Rasulullah (sav) “Biliniz ki, Allah’u Teâlâ, kendisinden gafil bir kalbin duasını kabul etmez” buyurmuştur. (Tirmizi) Mümin bir kulun Allah’ın güzel isimleriyle (el-esma ul-hüsna) dua etmesi Kur’an’ın emridir. Araf Suresi 180.ayeti kerimede En güzel isimler Allah’ındır. Bundan dolayı Allah’a onlarla dua edin” buyrulmaktadır. Dua yapan mümin Rabbine karşı bir korku, ama sonsuz umut sahibi olması gerekmektedir.
Duaya Allah’a hamd ve sena, Resulüne salât ve selam ederek başlanmalıdır. Rasulullah (sav) dua eden bir adamın, dua sırasında, salât ve selâm okumadığına şahit olduğunda Bu kimse acele etti diye buyurdu. Sonra adamı çağırıp “Biriniz dua ederken, Allah Teâlâ’ya hamd ve sena ederek başlasın. Sonra Peygamber’e salât okusun. Sonra da dilediğini istesin” buyurdu. Dua ederken seslerini aşırı şekilde yükseltenleri gören Rasulullah (sav) şöyle buyurdu “Ey insanlar! Kendinize gelin. Çünkü siz bir sağırı veya uzaktaki birini çağırmıyor, ancak her şeyi işiten ve çok yakın bulunan birine dua ediyorsunuz. Sizin kendisine dua ettiğiniz size bineğinizin boynundan daha yakındır.” (Buhari)

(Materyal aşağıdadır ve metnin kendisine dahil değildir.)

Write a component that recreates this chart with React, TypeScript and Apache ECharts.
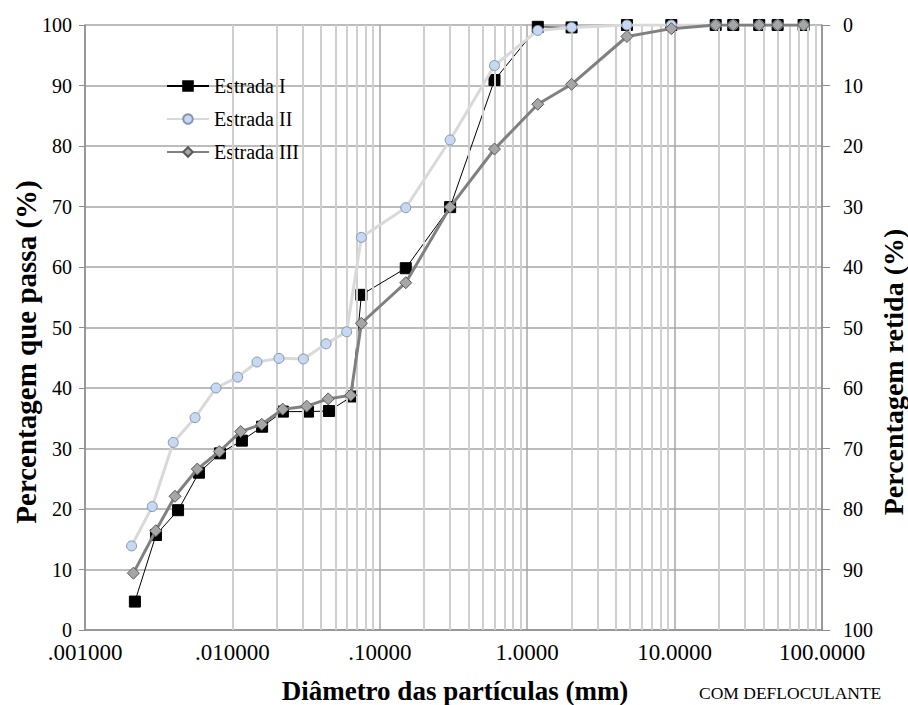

Rasulullah (sav) buyurdu ki Akşamdan (abdestli olarak) temizlik üzere zikrederek uyuyan ve geceleyin de uyanıp Allah’tan dünya ve ahiret için hayır talep eden hiç kimse yoktur ki Allah dilediğini vermesin. (Ebu Davud) Mümin, küçük-büyük her türlü ihtiyacını Allah’tan istemelidir.
Rabbim kendisine hakkıyla dua edebilmeyi ikram eylesin. Her anımız ile birlikte ona karşı muhtaç olduğumuzu anlayabilmeyi nasip eylesin.